O Stravinski doméstico é cheio de manias curiosas. De estatura pequena, antes do desjejum faz uma hora de ioga, postando-se ao menos por dez minutos de ponta-cabeça. Ingere ovos crus. Raramente fecha as portas das gaiolas de seus pássaros. Os periquitos caminham pela mesa, defecam sobre talheres dos convidados e beliscam fagulhas de pão na ponta da língua do dono da casa.
É também um homem vaidoso, "a ponto de não sair para jantar por causa de uma espinha no nariz". Coleciona echarpes e lenços de seda. Foi certa vez surpreendido numa animada discussão com o compositor espanhol Manuel de Falla. Não falavam de música. Falavam de gravatas.

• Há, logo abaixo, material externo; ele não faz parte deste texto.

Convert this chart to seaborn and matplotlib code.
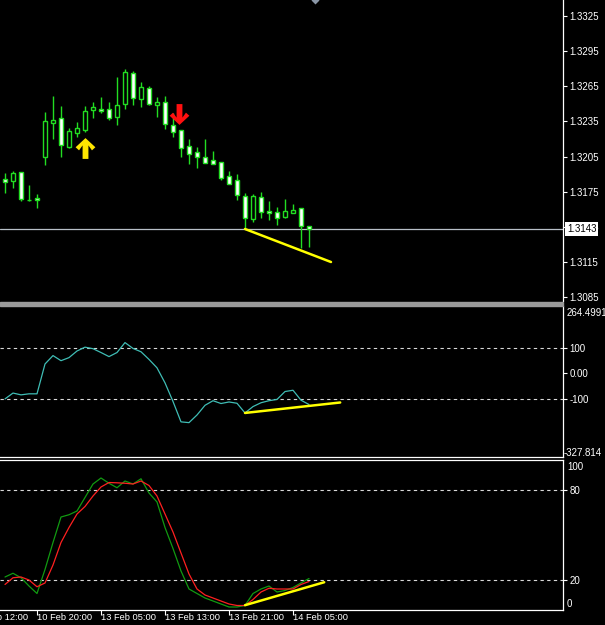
import numpy as np
import pandas as pd
import matplotlib
matplotlib.use("Agg")
import matplotlib.pyplot as plt
import matplotlib.transforms as mtransforms
from matplotlib.path import Path
from matplotlib.patches import Rectangle
import seaborn as sns

# ---- data (H1 bars, index 0 = first visible bar) ----
opens = [1.31858, 1.31841, 1.31918, 1.31681, 1.31696, 1.32046, 1.32336, 1.32379,
         1.32131, 1.32251, 1.32276, 1.32447, 1.32456, 1.32456, 1.32387, 1.32498,
         1.32763, 1.32541, 1.32635, 1.32490, 1.32516, 1.32319, 1.32276, 1.32140,
         1.32089, 1.32046, 1.32020, 1.32003, 1.31884, 1.31849, 1.31713, 1.31516,
         1.31704, 1.31585, 1.31576, 1.31534, 1.31568, 1.31610, 1.31457]
highs = [1.31909, 1.31926, 1.31920, 1.31807, 1.31730, 1.32430, 1.32567, 1.32481,
         1.32294, 1.32345, 1.32481, 1.32516, 1.32558, 1.32516, 1.32729, 1.32797,
         1.32780, 1.32686, 1.32652, 1.32558, 1.32567, 1.32422, 1.32280, 1.32200,
         1.32131, 1.32200, 1.32097, 1.32005, 1.31926, 1.31901, 1.31738, 1.31730,
         1.31747, 1.31670, 1.31619, 1.31687, 1.31644, 1.31612, 1.31460]
lows = [1.31738, 1.31781, 1.31670, 1.31670, 1.31610, 1.31977, 1.32200, 1.32046,
        1.32123, 1.32217, 1.32259, 1.32379, 1.32422, 1.32362, 1.32319, 1.32456,
        1.32490, 1.32473, 1.32490, 1.32387, 1.32285, 1.32217, 1.32046, 1.31986,
        1.31952, 1.31994, 1.31986, 1.31849, 1.31815, 1.31679, 1.31431, 1.31491,
        1.31525, 1.31508, 1.31465, 1.31525, 1.31568, 1.31269, 1.31277]
closes = [1.31832, 1.31909, 1.31687, 1.31679, 1.31679, 1.32353, 1.32362, 1.32148,
          1.32268, 1.32294, 1.32439, 1.32473, 1.32439, 1.32379, 1.32490, 1.32772,
          1.32550, 1.32644, 1.32498, 1.32516, 1.32328, 1.32259, 1.32123, 1.32071,
          1.32046, 1.31994, 1.31986, 1.31866, 1.31815, 1.31721, 1.31525, 1.31713,
          1.31576, 1.31568, 1.31525, 1.31585, 1.31593, 1.31457, 1.31430]

cci = [-100, -77, -84, -80, -80, 37, 70, 50, 62, 88, 103, 97, 82, 66, 82, 121,
       98, 85, 55, 22, -37, -110, -190, -193, -163, -125, -107, -118, -112, -117,
       -155, -130, -115, -107, -102, -71, -66, -105, -122]
stoch_main = [22, 24.5, 21.5, 16, 11, 27, 45, 62, 63.5, 66, 75, 84, 88, 84.5, 81.5,
              86, 84, 87.5, 78, 72, 55, 41, 26, 14, 11, 8, 6, 4, 2, 2, 3, 11, 14,
              16, 12, 13, 15, 18, 21]
stoch_signal = [17, 21.5, 22, 20, 15.5, 18, 30, 45, 55, 64, 69, 76, 82, 85, 84.8,
                84.5, 84, 86, 83, 76, 64, 52, 38, 24, 14, 10, 8, 6, 4, 3, 3, 7, 12,
                14.5, 14, 14, 14, 17, 19]

price_ticks = [1.3325, 1.3295, 1.3265, 1.3235, 1.3205, 1.3175, 1.3145, 1.3115, 1.3085]
last_price = 1.3143
cci_range = (-327.814, 264.4991)
cci_levels = [100, -100]
cci_ticks = [100, 0, -100]
cci_tick_labels = ["100", "0.00", "-100"]
stoch_levels = [80, 20]
time_ticks = [-4, 4, 12, 20, 28, 36]
time_labels = ["10 Feb 12:00", "10 Feb 20:00", "13 Feb 05:00",
               "13 Feb 13:00", "13 Feb 21:00", "14 Feb 05:00"]

price_trend_x, price_trend_y = [30, 40.75], [1.31431, 1.31149]
cci_trend_x, cci_trend_y = [30, 41.9], [-155, -114]
stoch_trend_x, stoch_trend_y = [30, 39.9], [3.2, 18.5]
buy_arrow = (10, 1.32127)
sell_arrow = (21.8, 1.32417)

# ---- style ----
W, H = 605, 625
AXIS_X = 563
CANDLE = "#22dd22"
GRID = "#d8d8d8"

sns.set_theme(style="dark", rc={
    "figure.facecolor": "black",
    "axes.facecolor": "black",
    "axes.edgecolor": "white",
    "text.color": "white",
    "xtick.color": "white",
    "ytick.color": "white",
})
plt.rcParams["font.family"] = ["Liberation Sans", "DejaVu Sans"]
FS = 7
FS_TIME = 6.7

fig = plt.figure(figsize=(W / 100, H / 100), dpi=100)


def panel(top, bottom):
    return fig.add_axes([0, 1 - bottom / H, AXIS_X / W, (bottom - top) / H])


ax1 = panel(0, 301)
ax2 = panel(306, 457)
ax3 = panel(460, 610)
xlim = (-5 / 8, (AXIS_X - 5) / 8)

for ax in (ax1, ax2, ax3):
    ax.grid(False)
    for s in ax.spines.values():
        s.set_color("white")
        s.set_linewidth(0.9)
    ax.spines["left"].set_visible(False)
    ax.yaxis.tick_right()
    ax.tick_params(axis="y", direction="out", length=3, width=0.8, pad=1.5,
                   labelsize=FS, colors="white")
    ax.tick_params(axis="x", bottom=False, labelbottom=False)

ax1.spines["top"].set_visible(False)
ax1.spines["bottom"].set_visible(False)
ax2.spines["top"].set_visible(False)

# separator band between price and indicator windows
fig.patches.append(Rectangle((0, 1 - 305.5 / H), AXIS_X / W, 3.5 / H,
                             transform=fig.transFigure, color="#9a9a9a", zorder=5))

# ---- price window ----
idx = np.arange(len(opens))
o, h, l, c = (np.array(v) for v in (opens, highs, lows, closes))
bull = c >= o
ax1.vlines(idx, l, h, color=CANDLE, lw=1.0, zorder=2)
ax1.bar(idx, np.abs(c - o), bottom=np.minimum(o, c), width=0.52,
        color=np.where(bull, "black", "white"), edgecolor=CANDLE,
        linewidth=1.0, zorder=3)
ax1.axhline(last_price, color="#b8c0c8", lw=0.9, zorder=1)
ax1.plot(price_trend_x, price_trend_y, color="#ffff00", lw=1.8, zorder=4)

up = Path([(0, 1), (0.95, 0.12), (0.62, -0.18), (0.28, 0.3), (0.28, -1),
           (-0.28, -1), (-0.28, 0.3), (-0.62, -0.18), (-0.95, 0.12), (0, 1)])
down = Path(up.vertices * [1, -1])
ax1.plot(*buy_arrow, marker=up, ms=15, color="#ffe600", mec="none", zorder=5)
ax1.plot(*sell_arrow, marker=down, ms=15, color="#ff1010", mec="none", zorder=5)
ax1.plot(38.75, 1.33387, marker="D", ms=4.5, color="#8a96a6", mec="none",
         clip_on=False, zorder=5)

ax1.set_ylim(1.30816, 1.33387)
ax1.set_yticks(price_ticks)
ax1.set_yticklabels([f"{v:.4f}" for v in price_ticks])
trans1 = mtransforms.blended_transform_factory(ax1.transAxes, ax1.transData)
ax1.text(1 + 4 / AXIS_X, last_price, f"{last_price:.4f}", transform=trans1,
         color="black", fontsize=FS, va="center", ha="left", clip_on=False,
         zorder=10, bbox=dict(fc="white", ec="none", pad=1.3))

# ---- CCI window ----
cci_df = pd.DataFrame({"bar": idx, "cci": cci})
sns.lineplot(data=cci_df, x="bar", y="cci", ax=ax2, color="#3fbdb5", lw=0.9)
for lv in cci_levels:
    ax2.axhline(lv, color=GRID, lw=0.8, ls=(0, (3, 3)), zorder=1)
ax2.plot(cci_trend_x, cci_trend_y, color="#ffff00", lw=1.8, zorder=4)
ax2.set_ylim(*cci_range)
ax2.set_yticks(cci_ticks)
ax2.set_yticklabels(cci_tick_labels)
ax2.set_xlabel("")
ax2.set_ylabel("")
ax2.text(1 + 4 / AXIS_X, 1 - 7 / 151, f"{cci_range[1]:.4f}", transform=ax2.transAxes,
         fontsize=FS, va="center", ha="left", clip_on=False)
ax2.text(1 + 1 / AXIS_X, 4 / 151, f"{cci_range[0]:.3f}", transform=ax2.transAxes,
         fontsize=FS, va="center", ha="left", clip_on=False)

# ---- Stochastic window ----
st_df = pd.DataFrame({"bar": np.concatenate([idx, idx]),
                      "value": stoch_main + stoch_signal,
                      "line": ["main"] * len(idx) + ["signal"] * len(idx)})
sns.lineplot(data=st_df, x="bar", y="value", hue="line", ax=ax3,
             palette={"main": "#119a11", "signal": "#ff2020"}, lw=0.9, legend=False)
for lv in stoch_levels:
    ax3.axhline(lv, color=GRID, lw=0.8, ls=(0, (3, 3)), zorder=1)
ax3.plot(stoch_trend_x, stoch_trend_y, color="#ffff00", lw=1.8, zorder=4)
ax3.set_ylim(0, 100)
ax3.set_yticks(stoch_levels)
ax3.set_yticklabels([str(v) for v in stoch_levels])
ax3.set_xlabel("")
ax3.set_ylabel("")
ax3.text(1 + 4 / AXIS_X, 1 - 7 / 150, "100", transform=ax3.transAxes,
         fontsize=FS, va="center", ha="left", clip_on=False)
ax3.text(1 + 4 / AXIS_X, 6 / 150, "0", transform=ax3.transAxes,
         fontsize=FS, va="center", ha="left", clip_on=False)

# time axis
ax3.set_xticks(time_ticks)
ax3.tick_params(axis="x", bottom=True, direction="out", length=3.5, width=0.8,
                colors="white", labelbottom=False)
trans3 = mtransforms.blended_transform_factory(ax3.transData, ax3.transAxes)
for t, lab in zip(time_ticks, time_labels):
    ax3.text(t - 0.05, -8 / 150, lab, transform=trans3, fontsize=FS_TIME,
             va="center", ha="left", clip_on=False)

for ax in (ax1, ax2, ax3):
    ax.set_xlim(*xlim)

fig.savefig("out.png", dpi=100, facecolor="black")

O compositor Pierre Boulez aproxima-se de Stravinski, que o preza e o respeita. Por puro registro mundano: jantam juntos em 10 de março de 1957, em companhia de Marlene Dietrich, "uma mulher à prova de rugas", nota Robert Craft. Boulez se comove em ter tão perto de si a atriz que encarnou "O Anjo Azul".
"Não é o homem mais exuberante que já conheci, mas pode ser o mais puro." De Stravinski, de volta ao hotel, depois de jantar, em Londres, nos anos 50, no apartamento do poeta T.S. Eliot, que não aparece com frequência no livro. O fato é que o compositor gosta bem mais dele do que do escritor Graham Greene, com quem jantara na véspera.
A crônica de Robert Craft demonstra o quanto era pequeno esse mundinho de personagens altamente cotados no meio artístico e cultural. Eram todos em geral muito feios e vaidosos. Mas tinham o que dizer.
Craft estava no cômodo ao lado do quarto em que Stravinski morreu, em Nova York, em 6 de abril de 1971. Foi também ele quem amparou Vera, a viúva, no serviço fúnebre norte-americano e no definitivo, em Veneza, na Itália, onde o compositor foi sepultado numa quadra reservada aos fiéis da igreja cristã ortodoxa.
Duas imensas coroas de flores: a do governo italiano e a da União Soviética. Os Estados Unidos, por um cochilo de protocolo, se esqueceram desse mimo póstumo ao compositor que morreu naturalizado norte-americano.


STRAVINSKI, CRÔNICA DE UMA AMIZADE. Autor: Robert Craft. Tradução: Eduardo Francisco Alves. Editora: Difel. Quanto: R$ 85 (722 págs.).